Stored items from a collection:
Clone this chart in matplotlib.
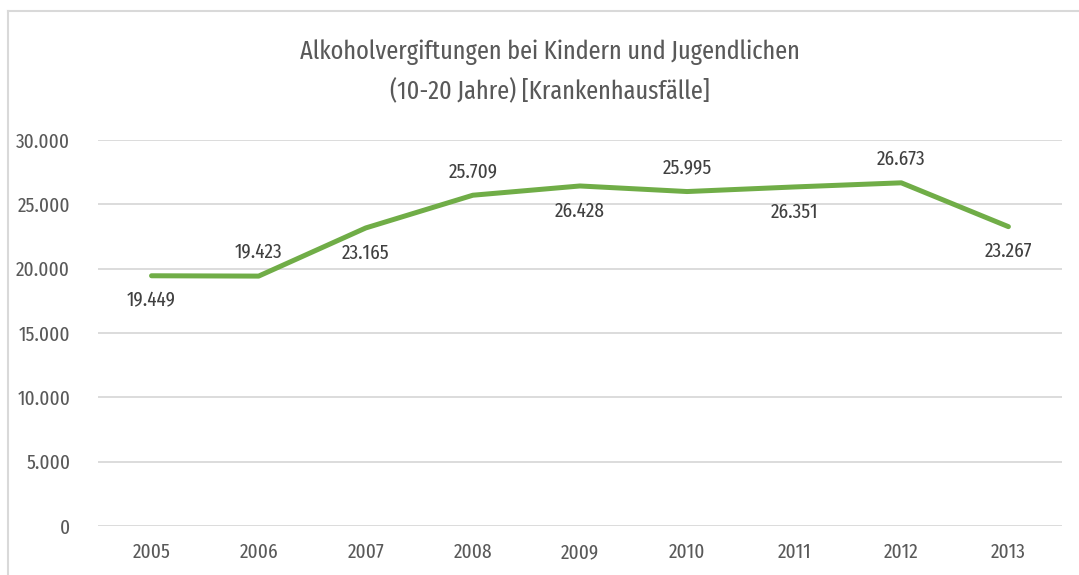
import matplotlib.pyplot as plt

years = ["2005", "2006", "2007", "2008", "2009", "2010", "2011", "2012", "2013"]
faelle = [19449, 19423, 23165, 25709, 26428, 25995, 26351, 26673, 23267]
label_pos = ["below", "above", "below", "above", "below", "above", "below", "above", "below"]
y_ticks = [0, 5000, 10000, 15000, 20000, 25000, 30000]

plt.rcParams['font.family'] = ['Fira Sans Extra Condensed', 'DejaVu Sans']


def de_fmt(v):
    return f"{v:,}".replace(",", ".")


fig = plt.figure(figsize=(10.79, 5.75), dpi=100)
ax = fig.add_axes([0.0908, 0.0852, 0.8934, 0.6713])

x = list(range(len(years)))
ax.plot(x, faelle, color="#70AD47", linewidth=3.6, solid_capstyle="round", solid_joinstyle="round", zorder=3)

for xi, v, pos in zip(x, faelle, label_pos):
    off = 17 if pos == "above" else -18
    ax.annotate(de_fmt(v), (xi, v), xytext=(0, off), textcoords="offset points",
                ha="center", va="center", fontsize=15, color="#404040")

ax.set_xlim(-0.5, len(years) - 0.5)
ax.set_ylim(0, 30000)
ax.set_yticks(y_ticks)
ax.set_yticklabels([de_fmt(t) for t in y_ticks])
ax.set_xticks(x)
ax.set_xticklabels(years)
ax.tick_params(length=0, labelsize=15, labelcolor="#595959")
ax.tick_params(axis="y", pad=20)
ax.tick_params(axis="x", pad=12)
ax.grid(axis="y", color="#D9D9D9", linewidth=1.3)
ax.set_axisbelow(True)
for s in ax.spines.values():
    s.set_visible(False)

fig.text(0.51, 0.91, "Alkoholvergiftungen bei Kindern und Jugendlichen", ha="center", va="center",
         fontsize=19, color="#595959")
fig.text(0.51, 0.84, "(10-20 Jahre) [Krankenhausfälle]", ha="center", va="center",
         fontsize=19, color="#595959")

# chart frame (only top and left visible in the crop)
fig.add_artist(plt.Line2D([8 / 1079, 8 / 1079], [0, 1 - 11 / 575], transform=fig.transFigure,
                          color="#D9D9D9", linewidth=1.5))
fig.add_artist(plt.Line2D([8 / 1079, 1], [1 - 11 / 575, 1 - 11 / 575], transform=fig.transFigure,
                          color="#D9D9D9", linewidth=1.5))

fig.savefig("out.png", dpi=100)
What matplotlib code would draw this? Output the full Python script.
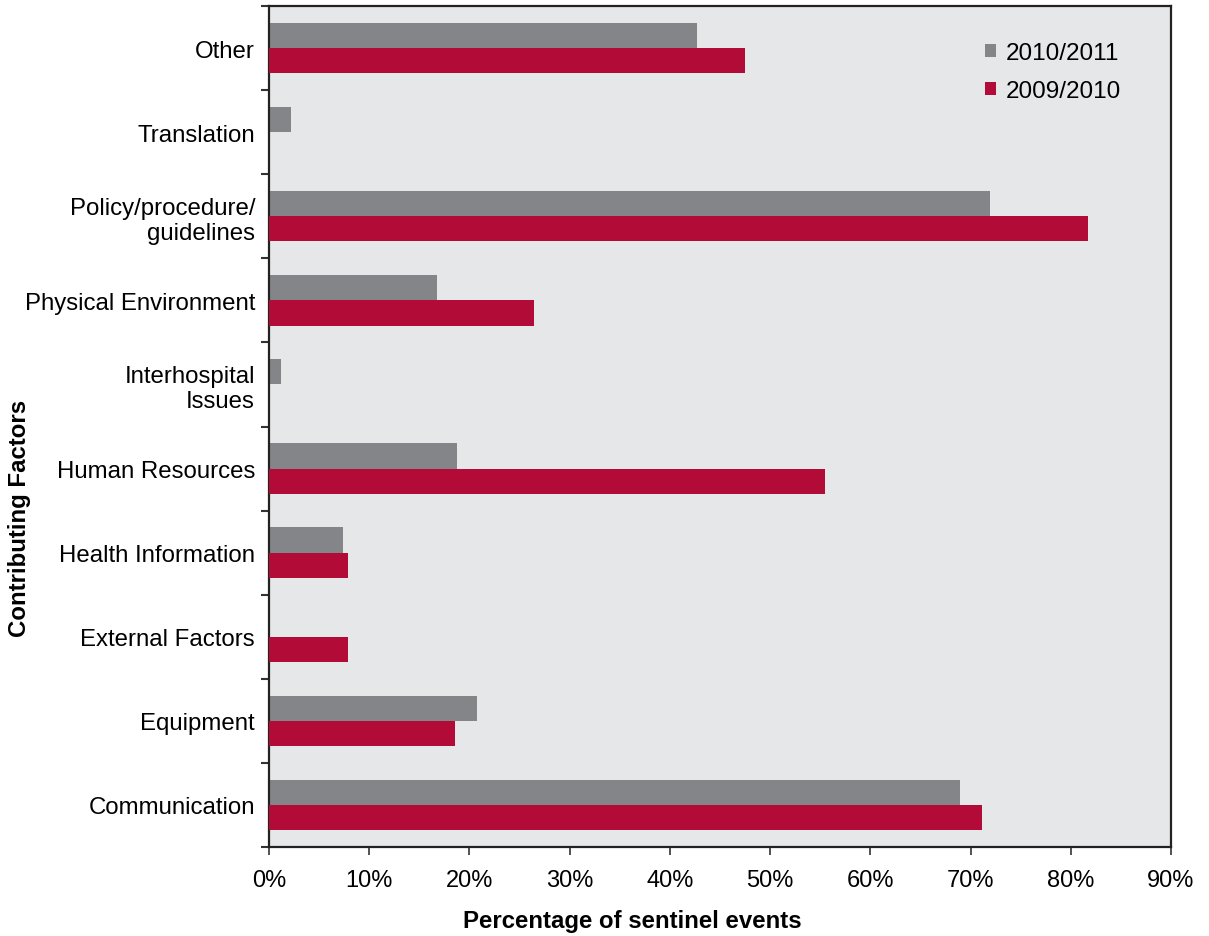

◆ **WHAT YOU ARE ASKED TO DO**:
Leave the pictures out and write out every entry exactly as given.

◆ **RESULT OF THE EXERCISE**:
Clone this chart in matplotlib.
import matplotlib.pyplot as plt

years = ["2005", "2006", "2007", "2008", "2009", "2010", "2011", "2012", "2013"]
faelle = [19449, 19423, 23165, 25709, 26428, 25995, 26351, 26673, 23267]
label_pos = ["below", "above", "below", "above", "below", "above", "below", "above", "below"]
y_ticks = [0, 5000, 10000, 15000, 20000, 25000, 30000]

plt.rcParams['font.family'] = ['Fira Sans Extra Condensed', 'DejaVu Sans']


def de_fmt(v):
    return f"{v:,}".replace(",", ".")


fig = plt.figure(figsize=(10.79, 5.75), dpi=100)
ax = fig.add_axes([0.0908, 0.0852, 0.8934, 0.6713])

x = list(range(len(years)))
ax.plot(x, faelle, color="#70AD47", linewidth=3.6, solid_capstyle="round", solid_joinstyle="round", zorder=3)

for xi, v, pos in zip(x, faelle, label_pos):
    off = 17 if pos == "above" else -18
    ax.annotate(de_fmt(v), (xi, v), xytext=(0, off), textcoords="offset points",
                ha="center", va="center", fontsize=15, color="#404040")

ax.set_xlim(-0.5, len(years) - 0.5)
ax.set_ylim(0, 30000)
ax.set_yticks(y_ticks)
ax.set_yticklabels([de_fmt(t) for t in y_ticks])
ax.set_xticks(x)
ax.set_xticklabels(years)
ax.tick_params(length=0, labelsize=15, labelcolor="#595959")
ax.tick_params(axis="y", pad=20)
ax.tick_params(axis="x", pad=12)
ax.grid(axis="y", color="#D9D9D9", linewidth=1.3)
ax.set_axisbelow(True)
for s in ax.spines.values():
    s.set_visible(False)

fig.text(0.51, 0.91, "Alkoholvergiftungen bei Kindern und Jugendlichen", ha="center", va="center",
         fontsize=19, color="#595959")
fig.text(0.51, 0.84, "(10-20 Jahre) [Krankenhausfälle]", ha="center", va="center",
         fontsize=19, color="#595959")

# chart frame (only top and left visible in the crop)
fig.add_artist(plt.Line2D([8 / 1079, 8 / 1079], [0, 1 - 11 / 575], transform=fig.transFigure,
                          color="#D9D9D9", linewidth=1.5))
fig.add_artist(plt.Line2D([8 / 1079, 1], [1 - 11 / 575, 1 - 11 / 575], transform=fig.transFigure,
                          color="#D9D9D9", linewidth=1.5))

fig.savefig("out.png", dpi=100)
What matplotlib code would draw this? Output the full Python script.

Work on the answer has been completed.